What you should do:
Leave out the pictures, and write out exactly the lines from the beginning of the material to the line holding "(datalayer) at (41,406)", that line included, and nothing else.

_ _ _ _ _

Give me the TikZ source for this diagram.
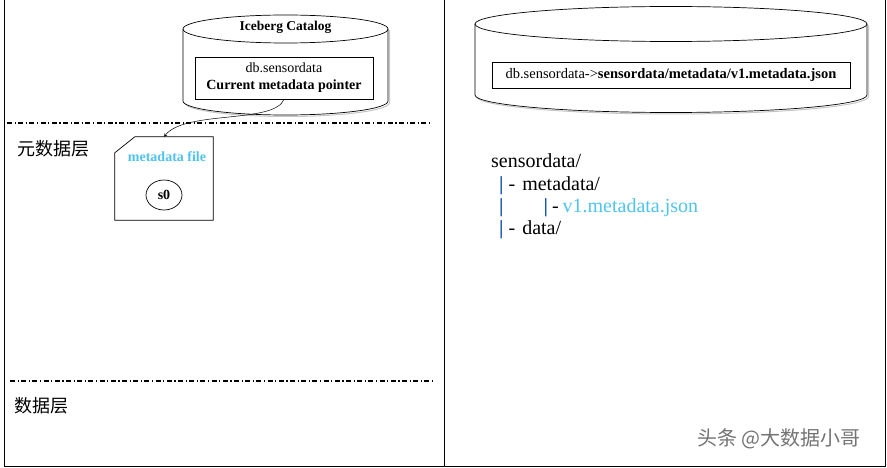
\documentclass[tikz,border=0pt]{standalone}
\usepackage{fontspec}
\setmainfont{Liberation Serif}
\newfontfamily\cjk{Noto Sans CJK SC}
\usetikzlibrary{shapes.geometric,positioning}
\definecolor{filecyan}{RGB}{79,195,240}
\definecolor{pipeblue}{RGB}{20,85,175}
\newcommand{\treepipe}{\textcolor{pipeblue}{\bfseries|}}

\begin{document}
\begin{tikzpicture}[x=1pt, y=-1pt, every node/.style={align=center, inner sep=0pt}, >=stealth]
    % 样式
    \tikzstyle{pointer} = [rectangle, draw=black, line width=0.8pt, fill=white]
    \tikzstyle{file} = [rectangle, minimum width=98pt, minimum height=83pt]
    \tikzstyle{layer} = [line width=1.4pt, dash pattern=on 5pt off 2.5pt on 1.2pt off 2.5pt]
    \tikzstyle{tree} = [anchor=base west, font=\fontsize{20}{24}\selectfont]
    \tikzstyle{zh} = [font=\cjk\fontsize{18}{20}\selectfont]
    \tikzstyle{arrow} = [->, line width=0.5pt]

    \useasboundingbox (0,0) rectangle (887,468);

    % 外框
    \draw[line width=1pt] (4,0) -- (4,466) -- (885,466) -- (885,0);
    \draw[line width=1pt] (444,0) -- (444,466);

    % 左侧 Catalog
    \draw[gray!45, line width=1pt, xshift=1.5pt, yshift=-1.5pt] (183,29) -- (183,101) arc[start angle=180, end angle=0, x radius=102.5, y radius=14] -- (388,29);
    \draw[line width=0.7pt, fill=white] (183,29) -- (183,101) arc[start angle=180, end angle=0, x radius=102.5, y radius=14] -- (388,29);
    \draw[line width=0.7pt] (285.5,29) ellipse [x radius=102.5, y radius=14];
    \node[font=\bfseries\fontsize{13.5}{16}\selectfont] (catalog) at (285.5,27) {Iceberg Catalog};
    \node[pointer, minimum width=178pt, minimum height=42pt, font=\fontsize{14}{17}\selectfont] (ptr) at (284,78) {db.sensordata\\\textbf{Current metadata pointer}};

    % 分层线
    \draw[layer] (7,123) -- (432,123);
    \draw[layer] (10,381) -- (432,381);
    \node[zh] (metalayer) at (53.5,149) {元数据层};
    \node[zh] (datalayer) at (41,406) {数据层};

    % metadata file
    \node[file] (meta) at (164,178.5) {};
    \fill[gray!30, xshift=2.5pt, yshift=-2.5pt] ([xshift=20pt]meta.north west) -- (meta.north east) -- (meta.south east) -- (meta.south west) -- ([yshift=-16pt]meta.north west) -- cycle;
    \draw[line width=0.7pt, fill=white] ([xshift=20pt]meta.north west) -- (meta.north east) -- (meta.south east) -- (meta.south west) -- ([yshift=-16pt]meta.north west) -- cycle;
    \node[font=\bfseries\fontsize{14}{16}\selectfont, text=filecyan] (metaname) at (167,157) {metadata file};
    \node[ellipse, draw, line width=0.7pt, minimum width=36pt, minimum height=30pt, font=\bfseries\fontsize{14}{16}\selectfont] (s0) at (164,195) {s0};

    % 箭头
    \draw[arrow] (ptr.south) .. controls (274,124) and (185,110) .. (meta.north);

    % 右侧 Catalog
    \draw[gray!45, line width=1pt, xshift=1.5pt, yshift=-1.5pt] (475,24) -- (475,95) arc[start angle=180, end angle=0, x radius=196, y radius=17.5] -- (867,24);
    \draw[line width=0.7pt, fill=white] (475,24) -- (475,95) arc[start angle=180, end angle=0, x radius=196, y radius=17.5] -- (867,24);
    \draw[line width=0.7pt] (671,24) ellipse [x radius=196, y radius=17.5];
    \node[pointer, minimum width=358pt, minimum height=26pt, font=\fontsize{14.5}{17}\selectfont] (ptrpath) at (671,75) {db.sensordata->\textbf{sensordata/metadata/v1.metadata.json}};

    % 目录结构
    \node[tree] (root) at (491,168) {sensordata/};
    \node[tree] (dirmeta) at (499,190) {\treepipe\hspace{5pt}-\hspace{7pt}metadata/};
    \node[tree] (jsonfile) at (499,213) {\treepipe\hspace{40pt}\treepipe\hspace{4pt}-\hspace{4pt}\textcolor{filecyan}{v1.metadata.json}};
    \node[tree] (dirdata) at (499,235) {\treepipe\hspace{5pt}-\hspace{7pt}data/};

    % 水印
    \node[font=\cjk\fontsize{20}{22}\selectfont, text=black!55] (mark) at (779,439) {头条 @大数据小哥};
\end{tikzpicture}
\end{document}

_ _ _ _ _

Finished answer:
Give me the TikZ source for this diagram.
\documentclass[tikz,border=0pt]{standalone}
\usepackage{fontspec}
\setmainfont{Liberation Serif}
\newfontfamily\cjk{Noto Sans CJK SC}
\usetikzlibrary{shapes.geometric,positioning}
\definecolor{filecyan}{RGB}{79,195,240}
\definecolor{pipeblue}{RGB}{20,85,175}
\newcommand{\treepipe}{\textcolor{pipeblue}{\bfseries|}}

\begin{document}
\begin{tikzpicture}[x=1pt, y=-1pt, every node/.style={align=center, inner sep=0pt}, >=stealth]
    % 样式
    \tikzstyle{pointer} = [rectangle, draw=black, line width=0.8pt, fill=white]
    \tikzstyle{file} = [rectangle, minimum width=98pt, minimum height=83pt]
    \tikzstyle{layer} = [line width=1.4pt, dash pattern=on 5pt off 2.5pt on 1.2pt off 2.5pt]
    \tikzstyle{tree} = [anchor=base west, font=\fontsize{20}{24}\selectfont]
    \tikzstyle{zh} = [font=\cjk\fontsize{18}{20}\selectfont]
    \tikzstyle{arrow} = [->, line width=0.5pt]

    \useasboundingbox (0,0) rectangle (887,468);

    % 外框
    \draw[line width=1pt] (4,0) -- (4,466) -- (885,466) -- (885,0);
    \draw[line width=1pt] (444,0) -- (444,466);

    % 左侧 Catalog
    \draw[gray!45, line width=1pt, xshift=1.5pt, yshift=-1.5pt] (183,29) -- (183,101) arc[start angle=180, end angle=0, x radius=102.5, y radius=14] -- (388,29);
    \draw[line width=0.7pt, fill=white] (183,29) -- (183,101) arc[start angle=180, end angle=0, x radius=102.5, y radius=14] -- (388,29);
    \draw[line width=0.7pt] (285.5,29) ellipse [x radius=102.5, y radius=14];
    \node[font=\bfseries\fontsize{13.5}{16}\selectfont] (catalog) at (285.5,27) {Iceberg Catalog};
    \node[pointer, minimum width=178pt, minimum height=42pt, font=\fontsize{14}{17}\selectfont] (ptr) at (284,78) {db.sensordata\\\textbf{Current metadata pointer}};

    % 分层线
    \draw[layer] (7,123) -- (432,123);
    \draw[layer] (10,381) -- (432,381);
    \node[zh] (metalayer) at (53.5,149) {元数据层};
    \node[zh] (datalayer) at (41,406) {数据层};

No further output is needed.